##### Collected material #####
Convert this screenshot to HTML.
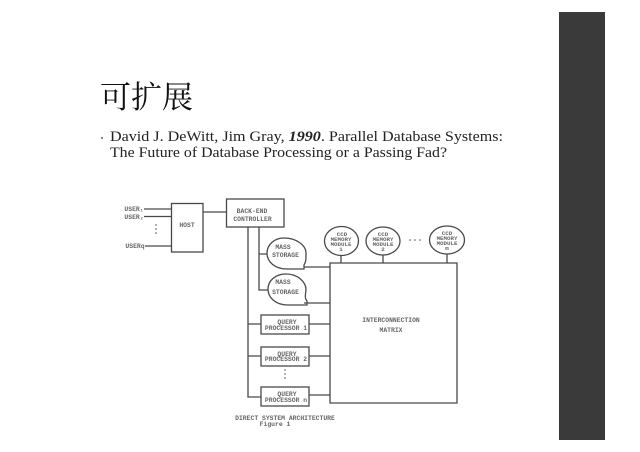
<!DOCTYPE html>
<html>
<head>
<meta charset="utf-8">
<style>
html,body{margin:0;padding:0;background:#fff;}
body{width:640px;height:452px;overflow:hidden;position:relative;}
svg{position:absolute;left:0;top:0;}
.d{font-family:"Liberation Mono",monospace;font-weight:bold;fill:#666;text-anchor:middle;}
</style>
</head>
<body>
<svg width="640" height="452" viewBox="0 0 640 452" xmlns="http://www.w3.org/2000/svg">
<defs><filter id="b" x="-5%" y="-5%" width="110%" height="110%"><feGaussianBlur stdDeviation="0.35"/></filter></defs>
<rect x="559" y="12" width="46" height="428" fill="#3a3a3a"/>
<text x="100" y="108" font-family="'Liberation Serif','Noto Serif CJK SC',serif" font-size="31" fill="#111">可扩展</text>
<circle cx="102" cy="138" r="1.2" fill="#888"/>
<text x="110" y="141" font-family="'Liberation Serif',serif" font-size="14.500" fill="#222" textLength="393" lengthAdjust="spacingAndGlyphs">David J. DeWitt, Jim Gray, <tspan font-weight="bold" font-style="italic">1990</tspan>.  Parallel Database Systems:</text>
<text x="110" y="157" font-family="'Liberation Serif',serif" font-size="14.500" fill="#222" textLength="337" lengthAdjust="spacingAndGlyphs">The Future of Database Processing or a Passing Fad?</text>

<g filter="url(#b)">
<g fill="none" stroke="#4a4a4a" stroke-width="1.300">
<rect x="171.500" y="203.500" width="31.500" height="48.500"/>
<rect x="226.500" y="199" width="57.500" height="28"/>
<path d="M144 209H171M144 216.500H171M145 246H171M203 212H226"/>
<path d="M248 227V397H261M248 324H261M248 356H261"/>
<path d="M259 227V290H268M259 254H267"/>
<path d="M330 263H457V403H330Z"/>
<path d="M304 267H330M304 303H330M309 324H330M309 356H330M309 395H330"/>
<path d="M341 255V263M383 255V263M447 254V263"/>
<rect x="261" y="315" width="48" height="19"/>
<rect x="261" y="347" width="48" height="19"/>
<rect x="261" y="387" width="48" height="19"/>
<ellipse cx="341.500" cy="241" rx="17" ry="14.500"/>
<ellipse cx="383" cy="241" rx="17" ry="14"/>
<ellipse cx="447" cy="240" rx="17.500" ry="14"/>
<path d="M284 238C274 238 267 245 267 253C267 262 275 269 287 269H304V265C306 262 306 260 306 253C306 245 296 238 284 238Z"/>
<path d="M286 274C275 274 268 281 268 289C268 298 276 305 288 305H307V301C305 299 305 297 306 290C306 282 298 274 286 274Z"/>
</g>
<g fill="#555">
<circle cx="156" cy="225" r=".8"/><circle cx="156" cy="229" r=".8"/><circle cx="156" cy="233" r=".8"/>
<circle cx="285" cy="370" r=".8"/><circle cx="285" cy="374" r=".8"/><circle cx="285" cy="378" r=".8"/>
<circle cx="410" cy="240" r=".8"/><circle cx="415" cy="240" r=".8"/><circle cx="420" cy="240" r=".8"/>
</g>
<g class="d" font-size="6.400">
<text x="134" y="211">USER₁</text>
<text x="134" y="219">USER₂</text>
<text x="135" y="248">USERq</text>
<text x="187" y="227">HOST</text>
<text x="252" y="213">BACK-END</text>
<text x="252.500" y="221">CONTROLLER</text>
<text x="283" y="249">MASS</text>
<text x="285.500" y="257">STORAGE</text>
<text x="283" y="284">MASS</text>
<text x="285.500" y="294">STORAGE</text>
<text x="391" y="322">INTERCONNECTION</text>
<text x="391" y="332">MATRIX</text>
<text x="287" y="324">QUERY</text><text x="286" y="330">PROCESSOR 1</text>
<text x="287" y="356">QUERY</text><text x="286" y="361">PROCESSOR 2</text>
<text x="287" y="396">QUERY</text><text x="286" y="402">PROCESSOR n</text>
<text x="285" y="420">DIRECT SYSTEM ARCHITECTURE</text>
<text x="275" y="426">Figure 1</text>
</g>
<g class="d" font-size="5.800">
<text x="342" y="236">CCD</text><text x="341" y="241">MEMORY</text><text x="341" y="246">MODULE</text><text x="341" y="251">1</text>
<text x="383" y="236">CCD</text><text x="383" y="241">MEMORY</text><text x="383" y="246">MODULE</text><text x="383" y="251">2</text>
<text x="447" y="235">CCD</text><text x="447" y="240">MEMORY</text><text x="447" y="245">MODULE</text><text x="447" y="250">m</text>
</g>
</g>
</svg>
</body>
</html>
#####
- _Task to complete_:
Exclude every picture and copy the remaining data exactly.

- _Response to this exercise_:
Convert this screenshot to HTML.
<!DOCTYPE html>
<html>
<head>
<meta charset="utf-8">
<style>
html,body{margin:0;padding:0;background:#fff;}
body{width:640px;height:452px;overflow:hidden;position:relative;}
svg{position:absolute;left:0;top:0;}
.d{font-family:"Liberation Mono",monospace;font-weight:bold;fill:#666;text-anchor:middle;}
</style>
</head>
<body>
<svg width="640" height="452" viewBox="0 0 640 452" xmlns="http://www.w3.org/2000/svg">
<defs><filter id="b" x="-5%" y="-5%" width="110%" height="110%"><feGaussianBlur stdDeviation="0.35"/></filter></defs>
<rect x="559" y="12" width="46" height="428" fill="#3a3a3a"/>
<text x="100" y="108" font-family="'Liberation Serif','Noto Serif CJK SC',serif" font-size="31" fill="#111">可扩展</text>
<circle cx="102" cy="138" r="1.2" fill="#888"/>
<text x="110" y="141" font-family="'Liberation Serif',serif" font-size="14.500" fill="#222" textLength="393" lengthAdjust="spacingAndGlyphs">David J. DeWitt, Jim Gray, <tspan font-weight="bold" font-style="italic">1990</tspan>.  Parallel Database Systems:</text>
<text x="110" y="157" font-family="'Liberation Serif',serif" font-size="14.500" fill="#222" textLength="337" lengthAdjust="spacingAndGlyphs">The Future of Database Processing or a Passing Fad?</text>

<g filter="url(#b)">
<g fill="none" stroke="#4a4a4a" stroke-width="1.300">
<rect x="171.500" y="203.500" width="31.500" height="48.500"/>
<rect x="226.500" y="199" width="57.500" height="28"/>
<path d="M144 209H171M144 216.500H171M145 246H171M203 212H226"/>
<path d="M248 227V397H261M248 324H261M248 356H261"/>
<path d="M259 227V290H268M259 254H267"/>
<path d="M330 263H457V403H330Z"/>
<path d="M304 267H330M304 303H330M309 324H330M309 356H330M309 395H330"/>
<path d="M341 255V263M383 255V263M447 254V263"/>
<rect x="261" y="315" width="48" height="19"/>
<rect x="261" y="347" width="48" height="19"/>
<rect x="261" y="387" width="48" height="19"/>
<ellipse cx="341.500" cy="241" rx="17" ry="14.500"/>
<ellipse cx="383" cy="241" rx="17" ry="14"/>
<ellipse cx="447" cy="240" rx="17.500" ry="14"/>
<path d="M284 238C274 238 267 245 267 253C267 262 275 269 287 269H304V265C306 262 306 260 306 253C306 245 296 238 284 238Z"/>
<path d="M286 274C275 274 268 281 268 289C268 298 276 305 288 305H307V301C305 299 305 297 306 290C306 282 298 274 286 274Z"/>
</g>
<g fill="#555">
<circle cx="156" cy="225" r=".8"/><circle cx="156" cy="229" r=".8"/><circle cx="156" cy="233" r=".8"/>
<circle cx="285" cy="370" r=".8"/><circle cx="285" cy="374" r=".8"/><circle cx="285" cy="378" r=".8"/>
<circle cx="410" cy="240" r=".8"/><circle cx="415" cy="240" r=".8"/><circle cx="420" cy="240" r=".8"/>
</g>
<g class="d" font-size="6.400">
<text x="134" y="211">USER₁</text>
<text x="134" y="219">USER₂</text>
<text x="135" y="248">USERq</text>
<text x="187" y="227">HOST</text>
<text x="252" y="213">BACK-END</text>
<text x="252.500" y="221">CONTROLLER</text>
<text x="283" y="249">MASS</text>
<text x="285.500" y="257">STORAGE</text>
<text x="283" y="284">MASS</text>
<text x="285.500" y="294">STORAGE</text>
<text x="391" y="322">INTERCONNECTION</text>
<text x="391" y="332">MATRIX</text>
<text x="287" y="324">QUERY</text><text x="286" y="330">PROCESSOR 1</text>
<text x="287" y="356">QUERY</text><text x="286" y="361">PROCESSOR 2</text>
<text x="287" y="396">QUERY</text><text x="286" y="402">PROCESSOR n</text>
<text x="285" y="420">DIRECT SYSTEM ARCHITECTURE</text>
<text x="275" y="426">Figure 1</text>
</g>
<g class="d" font-size="5.800">
<text x="342" y="236">CCD</text><text x="341" y="241">MEMORY</text><text x="341" y="246">MODULE</text><text x="341" y="251">1</text>
<text x="383" y="236">CCD</text><text x="383" y="241">MEMORY</text><text x="383" y="246">MODULE</text><text x="383" y="251">2</text>
<text x="447" y="235">CCD</text><text x="447" y="240">MEMORY</text><text x="447" y="245">MODULE</text><text x="447" y="250">m</text>
</g>
</g>
</svg>
</body>
</html>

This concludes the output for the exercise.